• **Stated goal**
Please write the listing below out again exactly, leaving every picture behind.

• **Collected data**
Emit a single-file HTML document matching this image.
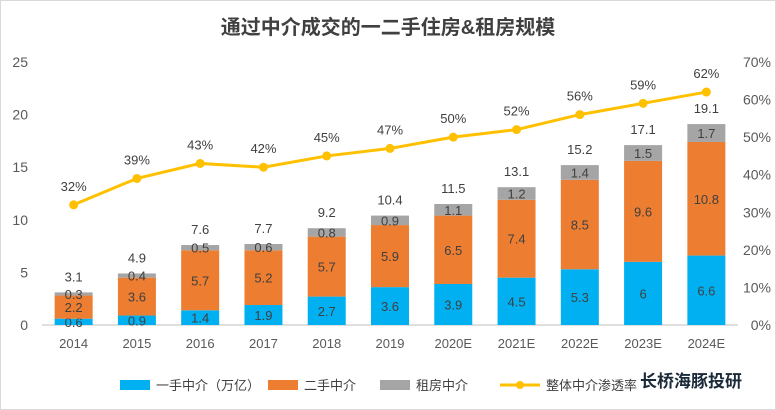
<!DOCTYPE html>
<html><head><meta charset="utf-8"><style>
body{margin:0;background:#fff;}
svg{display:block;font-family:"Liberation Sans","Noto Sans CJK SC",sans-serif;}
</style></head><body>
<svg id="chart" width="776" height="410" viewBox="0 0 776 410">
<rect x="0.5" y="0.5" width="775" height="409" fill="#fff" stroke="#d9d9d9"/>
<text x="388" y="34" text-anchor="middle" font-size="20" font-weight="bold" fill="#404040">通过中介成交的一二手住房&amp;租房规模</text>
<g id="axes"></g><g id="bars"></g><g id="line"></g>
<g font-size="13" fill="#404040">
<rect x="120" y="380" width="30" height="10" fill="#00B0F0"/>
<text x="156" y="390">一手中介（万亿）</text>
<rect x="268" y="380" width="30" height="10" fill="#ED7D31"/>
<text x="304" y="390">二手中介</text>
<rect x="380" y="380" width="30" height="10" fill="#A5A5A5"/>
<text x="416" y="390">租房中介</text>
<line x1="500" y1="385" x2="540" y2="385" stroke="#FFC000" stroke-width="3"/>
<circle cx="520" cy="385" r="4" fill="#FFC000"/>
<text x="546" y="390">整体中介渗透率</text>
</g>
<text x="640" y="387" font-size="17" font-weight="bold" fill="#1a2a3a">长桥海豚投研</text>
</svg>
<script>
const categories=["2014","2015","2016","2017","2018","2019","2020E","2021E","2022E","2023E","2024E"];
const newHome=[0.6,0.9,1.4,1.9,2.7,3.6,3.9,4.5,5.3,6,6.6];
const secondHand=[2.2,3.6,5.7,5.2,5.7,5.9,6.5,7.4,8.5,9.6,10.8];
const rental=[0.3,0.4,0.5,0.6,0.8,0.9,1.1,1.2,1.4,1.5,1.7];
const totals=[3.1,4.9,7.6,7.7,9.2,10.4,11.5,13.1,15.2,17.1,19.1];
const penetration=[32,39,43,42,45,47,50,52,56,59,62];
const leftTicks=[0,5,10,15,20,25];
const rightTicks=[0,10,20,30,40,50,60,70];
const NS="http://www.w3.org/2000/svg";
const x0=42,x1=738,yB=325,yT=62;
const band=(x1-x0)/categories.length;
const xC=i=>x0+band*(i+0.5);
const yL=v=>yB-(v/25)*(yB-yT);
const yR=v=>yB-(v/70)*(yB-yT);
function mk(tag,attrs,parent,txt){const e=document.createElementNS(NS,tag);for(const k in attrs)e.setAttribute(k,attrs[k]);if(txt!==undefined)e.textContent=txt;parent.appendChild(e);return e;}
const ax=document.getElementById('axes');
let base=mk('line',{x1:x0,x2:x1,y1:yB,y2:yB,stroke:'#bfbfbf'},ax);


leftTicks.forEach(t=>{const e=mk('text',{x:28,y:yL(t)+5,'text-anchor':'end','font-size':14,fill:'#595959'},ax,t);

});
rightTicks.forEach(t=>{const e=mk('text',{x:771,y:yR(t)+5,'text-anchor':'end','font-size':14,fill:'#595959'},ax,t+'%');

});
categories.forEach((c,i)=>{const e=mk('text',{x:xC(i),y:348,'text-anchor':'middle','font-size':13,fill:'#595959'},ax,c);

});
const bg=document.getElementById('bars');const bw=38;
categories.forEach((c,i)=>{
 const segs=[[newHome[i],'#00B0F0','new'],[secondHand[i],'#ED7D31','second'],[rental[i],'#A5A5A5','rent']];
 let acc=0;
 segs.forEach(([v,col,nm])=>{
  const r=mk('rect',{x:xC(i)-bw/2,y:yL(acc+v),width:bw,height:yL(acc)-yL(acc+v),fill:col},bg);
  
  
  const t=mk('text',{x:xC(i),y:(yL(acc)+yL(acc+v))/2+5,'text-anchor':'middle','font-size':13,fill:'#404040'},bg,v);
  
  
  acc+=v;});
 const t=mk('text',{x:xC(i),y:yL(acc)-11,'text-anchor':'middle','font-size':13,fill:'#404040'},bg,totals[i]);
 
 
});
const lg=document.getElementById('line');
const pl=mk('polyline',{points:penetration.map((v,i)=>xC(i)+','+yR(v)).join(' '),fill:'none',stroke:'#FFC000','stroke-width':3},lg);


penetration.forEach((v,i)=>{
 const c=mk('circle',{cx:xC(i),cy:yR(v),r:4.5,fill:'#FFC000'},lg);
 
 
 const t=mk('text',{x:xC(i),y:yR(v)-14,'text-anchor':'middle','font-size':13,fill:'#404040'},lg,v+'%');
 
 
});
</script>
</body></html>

• **Result of the exercise**
Emit a single-file HTML document matching this image.
<!DOCTYPE html>
<html><head><meta charset="utf-8"><style>
body{margin:0;background:#fff;}
svg{display:block;font-family:"Liberation Sans","Noto Sans CJK SC",sans-serif;}
</style></head><body>
<svg id="chart" width="776" height="410" viewBox="0 0 776 410">
<rect x="0.5" y="0.5" width="775" height="409" fill="#fff" stroke="#d9d9d9"/>
<text x="388" y="34" text-anchor="middle" font-size="20" font-weight="bold" fill="#404040">通过中介成交的一二手住房&amp;租房规模</text>
<g id="axes"></g><g id="bars"></g><g id="line"></g>
<g font-size="13" fill="#404040">
<rect x="120" y="380" width="30" height="10" fill="#00B0F0"/>
<text x="156" y="390">一手中介（万亿）</text>
<rect x="268" y="380" width="30" height="10" fill="#ED7D31"/>
<text x="304" y="390">二手中介</text>
<rect x="380" y="380" width="30" height="10" fill="#A5A5A5"/>
<text x="416" y="390">租房中介</text>
<line x1="500" y1="385" x2="540" y2="385" stroke="#FFC000" stroke-width="3"/>
<circle cx="520" cy="385" r="4" fill="#FFC000"/>
<text x="546" y="390">整体中介渗透率</text>
</g>
<text x="640" y="387" font-size="17" font-weight="bold" fill="#1a2a3a">长桥海豚投研</text>
</svg>
<script>
const categories=["2014","2015","2016","2017","2018","2019","2020E","2021E","2022E","2023E","2024E"];
const newHome=[0.6,0.9,1.4,1.9,2.7,3.6,3.9,4.5,5.3,6,6.6];
const secondHand=[2.2,3.6,5.7,5.2,5.7,5.9,6.5,7.4,8.5,9.6,10.8];
const rental=[0.3,0.4,0.5,0.6,0.8,0.9,1.1,1.2,1.4,1.5,1.7];
const totals=[3.1,4.9,7.6,7.7,9.2,10.4,11.5,13.1,15.2,17.1,19.1];
const penetration=[32,39,43,42,45,47,50,52,56,59,62];
const leftTicks=[0,5,10,15,20,25];
const rightTicks=[0,10,20,30,40,50,60,70];
const NS="http://www.w3.org/2000/svg";
const x0=42,x1=738,yB=325,yT=62;
const band=(x1-x0)/categories.length;
const xC=i=>x0+band*(i+0.5);
const yL=v=>yB-(v/25)*(yB-yT);
const yR=v=>yB-(v/70)*(yB-yT);
function mk(tag,attrs,parent,txt){const e=document.createElementNS(NS,tag);for(const k in attrs)e.setAttribute(k,attrs[k]);if(txt!==undefined)e.textContent=txt;parent.appendChild(e);return e;}
const ax=document.getElementById('axes');
let base=mk('line',{x1:x0,x2:x1,y1:yB,y2:yB,stroke:'#bfbfbf'},ax);


leftTicks.forEach(t=>{const e=mk('text',{x:28,y:yL(t)+5,'text-anchor':'end','font-size':14,fill:'#595959'},ax,t);

});
rightTicks.forEach(t=>{const e=mk('text',{x:771,y:yR(t)+5,'text-anchor':'end','font-size':14,fill:'#595959'},ax,t+'%');

});
categories.forEach((c,i)=>{const e=mk('text',{x:xC(i),y:348,'text-anchor':'middle','font-size':13,fill:'#595959'},ax,c);

});
const bg=document.getElementById('bars');const bw=38;
categories.forEach((c,i)=>{
 const segs=[[newHome[i],'#00B0F0','new'],[secondHand[i],'#ED7D31','second'],[rental[i],'#A5A5A5','rent']];
 let acc=0;
 segs.forEach(([v,col,nm])=>{
  const r=mk('rect',{x:xC(i)-bw/2,y:yL(acc+v),width:bw,height:yL(acc)-yL(acc+v),fill:col},bg);
  
  
  const t=mk('text',{x:xC(i),y:(yL(acc)+yL(acc+v))/2+5,'text-anchor':'middle','font-size':13,fill:'#404040'},bg,v);
  
  
  acc+=v;});
 const t=mk('text',{x:xC(i),y:yL(acc)-11,'text-anchor':'middle','font-size':13,fill:'#404040'},bg,totals[i]);
 
 
});
const lg=document.getElementById('line');
const pl=mk('polyline',{points:penetration.map((v,i)=>xC(i)+','+yR(v)).join(' '),fill:'none',stroke:'#FFC000','stroke-width':3},lg);


penetration.forEach((v,i)=>{
 const c=mk('circle',{cx:xC(i),cy:yR(v),r:4.5,fill:'#FFC000'},lg);
 
 
 const t=mk('text',{x:xC(i),y:yR(v)-14,'text-anchor':'middle','font-size':13,fill:'#404040'},lg,v+'%');
 
 
});
</script>
</body></html>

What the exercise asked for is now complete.